Full citation: Matsen IV FA, Evans SN (2013) Edge Principal Components and Squash Clustering: Using the Special Structure of Phylogenetic Placement Data for Sample Comparison. PLoS ONE 8(3): e56859. doi:10.1371/journal.pone.0056859

And it is very very cool. My lab has been working with / collaborating with / wanting to be like Erik Matsen for a few years now and this paper is one of the reasons why. In this paper Matsen and Evans detail some really powerful and fascinating tools for phylogeny driven analysis of microbial communities.

Edge principal component analysis (edge PCA)
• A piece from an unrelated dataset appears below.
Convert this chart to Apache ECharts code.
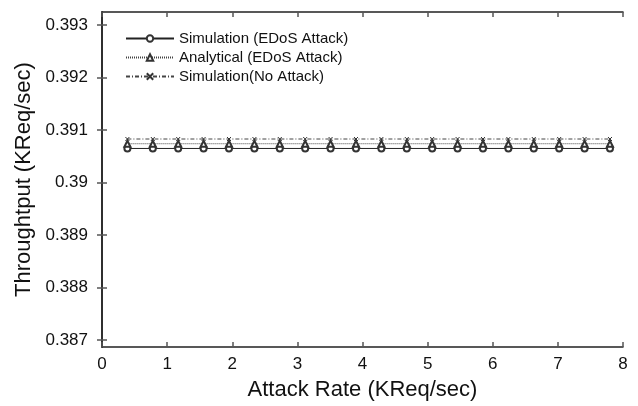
<!DOCTYPE html>
<html>
<head>
<meta charset="utf-8">
<script src="https://cdn.jsdelivr.net/npm/echarts@6/dist/echarts.min.js"></script>
<style>
  html, body {margin: 0; padding: 0; background: #fff;}
  #chart {width: 638px; height: 406px;}
</style>
</head>
<body>
<div id="chart"></div>
<script>
var attackRate = [0.39, 0.78, 1.17, 1.56, 1.95, 2.34, 2.73, 3.12, 3.51, 3.9,
  4.29, 4.68, 5.07, 5.46, 5.85, 6.24, 6.63, 7.02, 7.41, 7.8];
var simEdos = [0.39065, 0.39065, 0.39065, 0.39065, 0.39065, 0.39065, 0.39065, 0.39065, 0.39065, 0.39065,
  0.39065, 0.39065, 0.39065, 0.39065, 0.39065, 0.39065, 0.39065, 0.39065, 0.39065, 0.39065];
var anaEdos = [0.39074, 0.39074, 0.39074, 0.39074, 0.39074, 0.39074, 0.39074, 0.39074, 0.39074, 0.39074,
  0.39074, 0.39074, 0.39074, 0.39074, 0.39074, 0.39074, 0.39074, 0.39074, 0.39074, 0.39074];
var simNoAttack = [0.39083, 0.39083, 0.39083, 0.39083, 0.39083, 0.39083, 0.39083, 0.39083, 0.39083, 0.39083,
  0.39083, 0.39083, 0.39083, 0.39083, 0.39083, 0.39083, 0.39083, 0.39083, 0.39083, 0.39083];
var seriesNames = ['Simulation (EDoS Attack)', 'Analytical (EDoS Attack)', 'Simulation(No Attack)'];
var yTicks = ['0.387', '0.388', '0.389', '0.39', '0.391', '0.392', '0.393'];

function pairs(ys) {
  return attackRate.map(function (x, i) { return [x, ys[i]]; });
}

var font = 'Liberation Sans, Arial, sans-serif';
var axisLine = {show: true, lineStyle: {color: '#222', width: 1.5}};
var tick = {show: true, inside: true, length: 5, lineStyle: {color: '#555', width: 1.5}};
var crossPath = 'path://M0,0L10,10M10,0L0,10';
var yTickValues = yTicks.map(Number);

var myChart = echarts.init(document.getElementById('chart'));
myChart.setOption({
  animation: false,
  backgroundColor: '#fff',
  grid: {left: 102, right: 15, top: 12, bottom: 57},
  legend: {
    orient: 'vertical',
    left: 120,
    top: 26,
    itemWidth: 48,
    itemHeight: 8,
    itemGap: 4,
    data: seriesNames,
    textStyle: {fontFamily: font, fontSize: 15, color: '#111'}
  },
  xAxis: [{
    type: 'value', min: 0, max: 8, interval: 1,
    name: 'Attack Rate (KReq/sec)', nameLocation: 'middle', nameGap: 32,
    nameTextStyle: {fontFamily: font, fontSize: 22, color: '#111'},
    axisLine: axisLine, axisTick: tick, splitLine: {show: false},
    axisLabel: {fontFamily: font, fontSize: 17, color: '#111', margin: 9}
  }, {
    type: 'value', position: 'top', min: 0, max: 8, interval: 1,
    axisLine: axisLine, axisTick: tick, splitLine: {show: false},
    axisLabel: {show: false}
  }],
  yAxis: [{
    type: 'value', min: 0.386867, max: 0.39325,
    name: 'Throughtput (KReq/sec)', nameLocation: 'middle', nameGap: 64,
    nameTextStyle: {fontFamily: font, fontSize: 22, color: '#111'},
    axisLine: axisLine, splitLine: {show: false},
    axisTick: {show: true, inside: true, length: 5, lineStyle: {color: '#555', width: 1.5},
      customValues: yTickValues},
    axisLabel: {fontFamily: font, fontSize: 17, color: '#111', margin: 14,
      customValues: yTickValues,
      formatter: function (v) { return yTicks[Math.round((v - 0.387) * 1000)]; }}
  }, {
    type: 'value', position: 'right', min: 0.386867, max: 0.39325,
    axisLine: axisLine, splitLine: {show: false},
    axisTick: {show: true, inside: true, length: 5, lineStyle: {color: '#555', width: 1.5},
      customValues: yTickValues},
    axisLabel: {show: false}
  }],
  series: [{
    name: seriesNames[0], type: 'line', data: pairs(simEdos),
    symbol: 'emptyCircle', symbolSize: 6,
    lineStyle: {color: '#222', width: 1},
    itemStyle: {color: '#333', borderWidth: 1}
  }, {
    name: seriesNames[1], type: 'line', data: pairs(anaEdos),
    symbol: 'emptyTriangle', symbolSize: 6,
    lineStyle: {color: '#444', width: 1, type: [1, 1]},
    itemStyle: {color: '#333', borderWidth: 1}
  }, {
    name: seriesNames[2], type: 'line', data: pairs(simNoAttack),
    symbol: crossPath, symbolSize: 4,
    lineStyle: {color: '#444', width: 1, type: [4, 2, 1, 2]},
    itemStyle: {color: 'transparent', borderColor: '#333', borderWidth: 1}
  }]
});
</script>
</body>
</html>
“enables the detection of important differences between samples that contain closely related taxa“. (from the abstract)
“applies the standard principal components construction to a “data matrix” generated from the differences between proportions of phylogenetic placements on either side of each internal edge of the reference phylogenetic tree.” (from the Introduction)

Squash clustering:

“outputs a (rooted) clustering tree in which each internal node corresponds to an appropriate “average” of the original samples at the leaves below the node. Moreover, the length of an edge is a suitably defined distance between the averaged samples associated with the two incident nodes, rather than the less interpretable average of distances produced by UPGMA, the most widely used hierarchical clustering method in this context“. (from the Abstract)
is hierarchical clustering with a novel way of merging clusters that incorporates information concerning how the data sit on the reference phylogenetic tree (from the Introduction)

Some nice figures tell the story of the methods pretty well:

Figure 1. A graphical representation of the operation of edge principal components analysis (edge PCA).

The phylogenetic distribution of reads for a given sample determines its position in the principal components projection. For the first axis, reads that fall below edges with positive coefficients on that axis’ tree (marked in orange on the tree) move the corresponding sample point to the right, while reads that land on edges with negative coefficients (marked in green on the tree) move the corresponding sample point to the left. The second axis is labeled with a subtree of the first tree (the position of which is marked with a star on the first principal component tree): reads below edges with positive coefficients move sample points up, while reads below edges with negative coefficients move sample points down. The principal components shown here are the actual principal components for the example shown in Figures 4, 5, and 6.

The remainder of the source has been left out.